Task requirements :: Produce an exact transcription of the listing below, omitting the pictures.
───
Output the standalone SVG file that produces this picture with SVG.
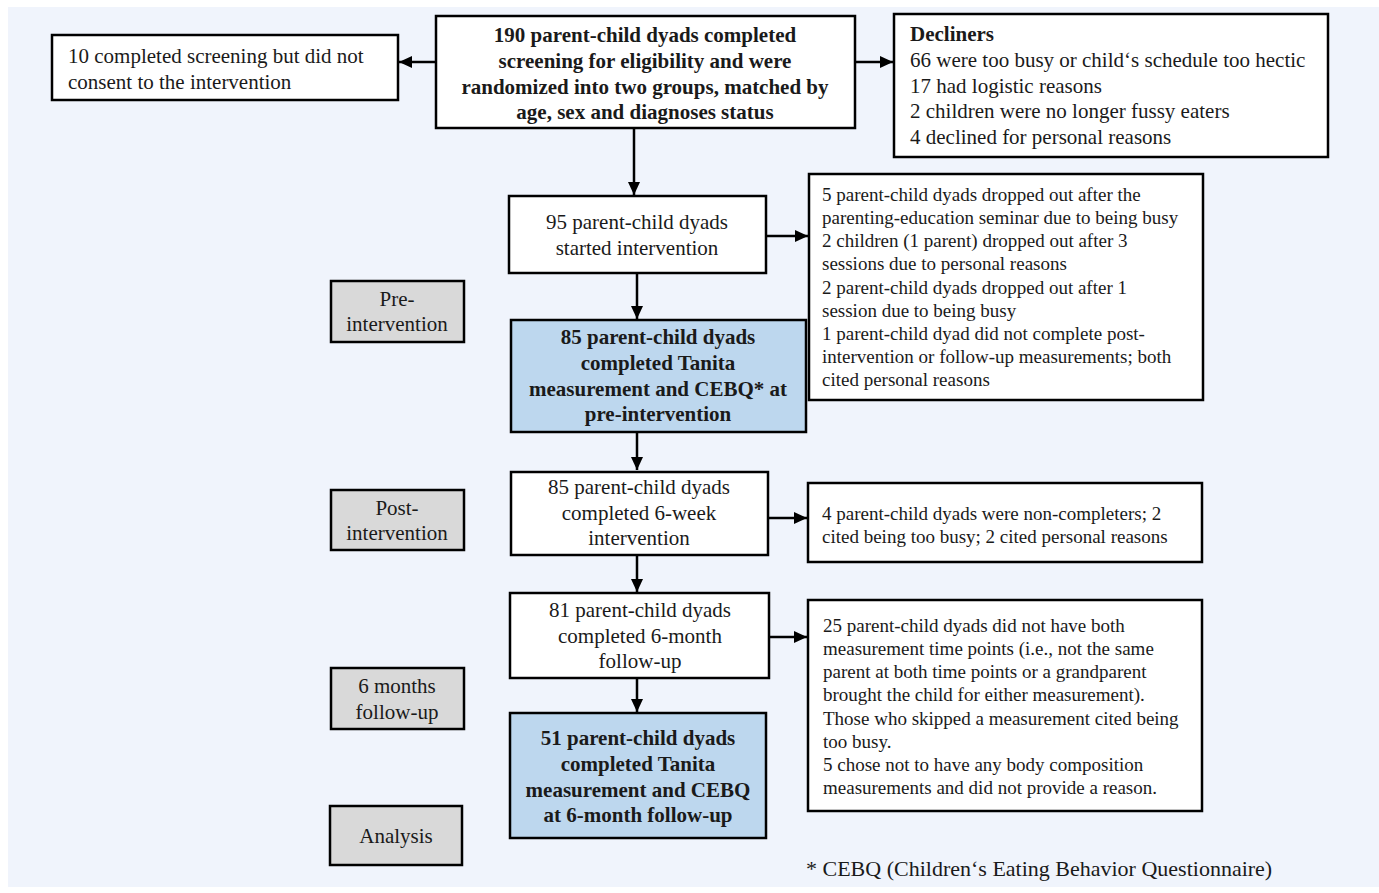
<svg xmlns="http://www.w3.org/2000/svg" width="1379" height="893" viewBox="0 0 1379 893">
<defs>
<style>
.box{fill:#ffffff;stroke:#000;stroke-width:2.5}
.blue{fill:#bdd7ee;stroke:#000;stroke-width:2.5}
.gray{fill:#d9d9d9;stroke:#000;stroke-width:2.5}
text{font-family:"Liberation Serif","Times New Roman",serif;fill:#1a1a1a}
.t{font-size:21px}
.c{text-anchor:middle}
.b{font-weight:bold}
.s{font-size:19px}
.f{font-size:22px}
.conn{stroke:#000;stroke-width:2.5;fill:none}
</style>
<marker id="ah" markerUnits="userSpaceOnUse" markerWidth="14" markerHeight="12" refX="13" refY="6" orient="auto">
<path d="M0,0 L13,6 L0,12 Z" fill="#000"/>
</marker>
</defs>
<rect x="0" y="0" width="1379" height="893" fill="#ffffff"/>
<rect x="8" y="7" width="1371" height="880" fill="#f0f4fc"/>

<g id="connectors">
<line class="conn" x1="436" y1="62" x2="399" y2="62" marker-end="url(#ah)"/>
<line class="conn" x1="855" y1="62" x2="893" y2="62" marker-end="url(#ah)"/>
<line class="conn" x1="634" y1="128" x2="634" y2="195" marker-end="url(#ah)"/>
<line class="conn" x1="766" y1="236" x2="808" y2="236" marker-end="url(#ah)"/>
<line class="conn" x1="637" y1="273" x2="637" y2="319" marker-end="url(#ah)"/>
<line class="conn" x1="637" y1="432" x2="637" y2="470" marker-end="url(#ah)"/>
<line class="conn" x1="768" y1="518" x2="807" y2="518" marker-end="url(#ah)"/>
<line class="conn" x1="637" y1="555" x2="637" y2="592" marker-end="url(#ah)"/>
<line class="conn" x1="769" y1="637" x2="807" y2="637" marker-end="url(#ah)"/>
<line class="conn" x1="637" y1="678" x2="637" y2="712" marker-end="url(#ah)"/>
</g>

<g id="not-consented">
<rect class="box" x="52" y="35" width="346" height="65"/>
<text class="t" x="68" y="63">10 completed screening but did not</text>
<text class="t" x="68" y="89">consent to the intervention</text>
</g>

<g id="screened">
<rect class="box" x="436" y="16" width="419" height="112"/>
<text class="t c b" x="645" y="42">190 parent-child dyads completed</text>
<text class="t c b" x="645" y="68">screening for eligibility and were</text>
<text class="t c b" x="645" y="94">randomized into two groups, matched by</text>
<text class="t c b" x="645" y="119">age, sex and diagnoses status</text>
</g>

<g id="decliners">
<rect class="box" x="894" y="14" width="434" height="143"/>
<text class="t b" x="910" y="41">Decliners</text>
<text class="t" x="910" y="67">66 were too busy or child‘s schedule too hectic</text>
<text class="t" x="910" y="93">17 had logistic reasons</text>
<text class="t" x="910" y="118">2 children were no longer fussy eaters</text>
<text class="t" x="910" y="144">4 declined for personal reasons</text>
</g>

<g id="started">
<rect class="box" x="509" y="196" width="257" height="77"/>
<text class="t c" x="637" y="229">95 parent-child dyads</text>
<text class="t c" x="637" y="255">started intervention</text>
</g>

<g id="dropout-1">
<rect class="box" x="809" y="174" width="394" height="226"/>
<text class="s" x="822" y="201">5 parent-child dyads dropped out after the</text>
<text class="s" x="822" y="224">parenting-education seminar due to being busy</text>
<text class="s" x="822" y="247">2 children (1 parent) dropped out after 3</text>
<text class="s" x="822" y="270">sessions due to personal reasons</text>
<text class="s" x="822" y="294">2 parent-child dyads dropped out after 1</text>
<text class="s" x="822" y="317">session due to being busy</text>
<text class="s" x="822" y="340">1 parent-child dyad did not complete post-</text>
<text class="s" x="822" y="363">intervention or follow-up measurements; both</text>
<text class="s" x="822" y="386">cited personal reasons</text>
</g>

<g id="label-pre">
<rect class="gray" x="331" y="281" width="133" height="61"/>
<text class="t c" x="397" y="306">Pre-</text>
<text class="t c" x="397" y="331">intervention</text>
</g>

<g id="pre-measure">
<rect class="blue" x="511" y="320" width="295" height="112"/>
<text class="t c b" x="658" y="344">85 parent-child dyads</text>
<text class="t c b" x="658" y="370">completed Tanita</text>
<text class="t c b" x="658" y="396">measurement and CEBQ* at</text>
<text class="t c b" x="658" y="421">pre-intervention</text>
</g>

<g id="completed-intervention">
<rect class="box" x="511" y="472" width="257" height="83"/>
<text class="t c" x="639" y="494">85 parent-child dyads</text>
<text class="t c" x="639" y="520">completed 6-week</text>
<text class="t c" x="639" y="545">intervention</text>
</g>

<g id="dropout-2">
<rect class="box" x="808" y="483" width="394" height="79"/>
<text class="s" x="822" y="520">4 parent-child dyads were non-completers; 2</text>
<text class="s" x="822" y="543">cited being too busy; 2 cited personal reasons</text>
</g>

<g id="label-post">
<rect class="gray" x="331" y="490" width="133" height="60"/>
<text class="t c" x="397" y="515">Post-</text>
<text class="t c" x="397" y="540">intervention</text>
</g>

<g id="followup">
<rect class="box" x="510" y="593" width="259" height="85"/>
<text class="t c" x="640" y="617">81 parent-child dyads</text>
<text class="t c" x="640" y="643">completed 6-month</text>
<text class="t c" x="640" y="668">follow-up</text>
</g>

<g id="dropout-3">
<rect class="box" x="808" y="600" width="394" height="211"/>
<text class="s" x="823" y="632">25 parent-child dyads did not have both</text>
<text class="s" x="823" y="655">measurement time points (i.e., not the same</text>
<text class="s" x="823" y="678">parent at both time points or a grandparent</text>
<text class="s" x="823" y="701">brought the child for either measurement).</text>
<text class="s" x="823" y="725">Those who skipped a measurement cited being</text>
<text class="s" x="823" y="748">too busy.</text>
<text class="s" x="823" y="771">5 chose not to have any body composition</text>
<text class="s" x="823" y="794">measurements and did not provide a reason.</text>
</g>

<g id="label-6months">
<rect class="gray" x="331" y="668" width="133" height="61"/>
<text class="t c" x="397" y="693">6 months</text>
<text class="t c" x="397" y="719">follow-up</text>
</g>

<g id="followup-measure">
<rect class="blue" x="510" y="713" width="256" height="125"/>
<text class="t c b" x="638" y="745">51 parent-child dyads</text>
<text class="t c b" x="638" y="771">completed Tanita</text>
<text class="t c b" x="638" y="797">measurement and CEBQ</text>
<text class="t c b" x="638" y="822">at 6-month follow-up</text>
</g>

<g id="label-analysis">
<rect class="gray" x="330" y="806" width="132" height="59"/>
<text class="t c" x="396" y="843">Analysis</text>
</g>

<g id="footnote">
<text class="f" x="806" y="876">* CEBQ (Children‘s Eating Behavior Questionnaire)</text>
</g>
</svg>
───
Final result ::
Output the standalone SVG file that produces this picture with SVG.
<svg xmlns="http://www.w3.org/2000/svg" width="1379" height="893" viewBox="0 0 1379 893">
<defs>
<style>
.box{fill:#ffffff;stroke:#000;stroke-width:2.5}
.blue{fill:#bdd7ee;stroke:#000;stroke-width:2.5}
.gray{fill:#d9d9d9;stroke:#000;stroke-width:2.5}
text{font-family:"Liberation Serif","Times New Roman",serif;fill:#1a1a1a}
.t{font-size:21px}
.c{text-anchor:middle}
.b{font-weight:bold}
.s{font-size:19px}
.f{font-size:22px}
.conn{stroke:#000;stroke-width:2.5;fill:none}
</style>
<marker id="ah" markerUnits="userSpaceOnUse" markerWidth="14" markerHeight="12" refX="13" refY="6" orient="auto">
<path d="M0,0 L13,6 L0,12 Z" fill="#000"/>
</marker>
</defs>
<rect x="0" y="0" width="1379" height="893" fill="#ffffff"/>
<rect x="8" y="7" width="1371" height="880" fill="#f0f4fc"/>

<g id="connectors">
<line class="conn" x1="436" y1="62" x2="399" y2="62" marker-end="url(#ah)"/>
<line class="conn" x1="855" y1="62" x2="893" y2="62" marker-end="url(#ah)"/>
<line class="conn" x1="634" y1="128" x2="634" y2="195" marker-end="url(#ah)"/>
<line class="conn" x1="766" y1="236" x2="808" y2="236" marker-end="url(#ah)"/>
<line class="conn" x1="637" y1="273" x2="637" y2="319" marker-end="url(#ah)"/>
<line class="conn" x1="637" y1="432" x2="637" y2="470" marker-end="url(#ah)"/>
<line class="conn" x1="768" y1="518" x2="807" y2="518" marker-end="url(#ah)"/>
<line class="conn" x1="637" y1="555" x2="637" y2="592" marker-end="url(#ah)"/>
<line class="conn" x1="769" y1="637" x2="807" y2="637" marker-end="url(#ah)"/>
<line class="conn" x1="637" y1="678" x2="637" y2="712" marker-end="url(#ah)"/>
</g>

<g id="not-consented">
<rect class="box" x="52" y="35" width="346" height="65"/>
<text class="t" x="68" y="63">10 completed screening but did not</text>
<text class="t" x="68" y="89">consent to the intervention</text>
</g>

<g id="screened">
<rect class="box" x="436" y="16" width="419" height="112"/>
<text class="t c b" x="645" y="42">190 parent-child dyads completed</text>
<text class="t c b" x="645" y="68">screening for eligibility and were</text>
<text class="t c b" x="645" y="94">randomized into two groups, matched by</text>
<text class="t c b" x="645" y="119">age, sex and diagnoses status</text>
</g>

<g id="decliners">
<rect class="box" x="894" y="14" width="434" height="143"/>
<text class="t b" x="910" y="41">Decliners</text>
<text class="t" x="910" y="67">66 were too busy or child‘s schedule too hectic</text>
<text class="t" x="910" y="93">17 had logistic reasons</text>
<text class="t" x="910" y="118">2 children were no longer fussy eaters</text>
<text class="t" x="910" y="144">4 declined for personal reasons</text>
</g>

<g id="started">
<rect class="box" x="509" y="196" width="257" height="77"/>
<text class="t c" x="637" y="229">95 parent-child dyads</text>
<text class="t c" x="637" y="255">started intervention</text>
</g>

<g id="dropout-1">
<rect class="box" x="809" y="174" width="394" height="226"/>
<text class="s" x="822" y="201">5 parent-child dyads dropped out after the</text>
<text class="s" x="822" y="224">parenting-education seminar due to being busy</text>
<text class="s" x="822" y="247">2 children (1 parent) dropped out after 3</text>
<text class="s" x="822" y="270">sessions due to personal reasons</text>
<text class="s" x="822" y="294">2 parent-child dyads dropped out after 1</text>
<text class="s" x="822" y="317">session due to being busy</text>
<text class="s" x="822" y="340">1 parent-child dyad did not complete post-</text>
<text class="s" x="822" y="363">intervention or follow-up measurements; both</text>
<text class="s" x="822" y="386">cited personal reasons</text>
</g>

<g id="label-pre">
<rect class="gray" x="331" y="281" width="133" height="61"/>
<text class="t c" x="397" y="306">Pre-</text>
<text class="t c" x="397" y="331">intervention</text>
</g>

<g id="pre-measure">
<rect class="blue" x="511" y="320" width="295" height="112"/>
<text class="t c b" x="658" y="344">85 parent-child dyads</text>
<text class="t c b" x="658" y="370">completed Tanita</text>
<text class="t c b" x="658" y="396">measurement and CEBQ* at</text>
<text class="t c b" x="658" y="421">pre-intervention</text>
</g>

<g id="completed-intervention">
<rect class="box" x="511" y="472" width="257" height="83"/>
<text class="t c" x="639" y="494">85 parent-child dyads</text>
<text class="t c" x="639" y="520">completed 6-week</text>
<text class="t c" x="639" y="545">intervention</text>
</g>

<g id="dropout-2">
<rect class="box" x="808" y="483" width="394" height="79"/>
<text class="s" x="822" y="520">4 parent-child dyads were non-completers; 2</text>
<text class="s" x="822" y="543">cited being too busy; 2 cited personal reasons</text>
</g>

<g id="label-post">
<rect class="gray" x="331" y="490" width="133" height="60"/>
<text class="t c" x="397" y="515">Post-</text>
<text class="t c" x="397" y="540">intervention</text>
</g>

<g id="followup">
<rect class="box" x="510" y="593" width="259" height="85"/>
<text class="t c" x="640" y="617">81 parent-child dyads</text>
<text class="t c" x="640" y="643">completed 6-month</text>
<text class="t c" x="640" y="668">follow-up</text>
</g>

<g id="dropout-3">
<rect class="box" x="808" y="600" width="394" height="211"/>
<text class="s" x="823" y="632">25 parent-child dyads did not have both</text>
<text class="s" x="823" y="655">measurement time points (i.e., not the same</text>
<text class="s" x="823" y="678">parent at both time points or a grandparent</text>
<text class="s" x="823" y="701">brought the child for either measurement).</text>
<text class="s" x="823" y="725">Those who skipped a measurement cited being</text>
<text class="s" x="823" y="748">too busy.</text>
<text class="s" x="823" y="771">5 chose not to have any body composition</text>
<text class="s" x="823" y="794">measurements and did not provide a reason.</text>
</g>

<g id="label-6months">
<rect class="gray" x="331" y="668" width="133" height="61"/>
<text class="t c" x="397" y="693">6 months</text>
<text class="t c" x="397" y="719">follow-up</text>
</g>

<g id="followup-measure">
<rect class="blue" x="510" y="713" width="256" height="125"/>
<text class="t c b" x="638" y="745">51 parent-child dyads</text>
<text class="t c b" x="638" y="771">completed Tanita</text>
<text class="t c b" x="638" y="797">measurement and CEBQ</text>
<text class="t c b" x="638" y="822">at 6-month follow-up</text>
</g>

<g id="label-analysis">
<rect class="gray" x="330" y="806" width="132" height="59"/>
<text class="t c" x="396" y="843">Analysis</text>
</g>

<g id="footnote">
<text class="f" x="806" y="876">* CEBQ (Children‘s Eating Behavior Questionnaire)</text>
</g>
</svg>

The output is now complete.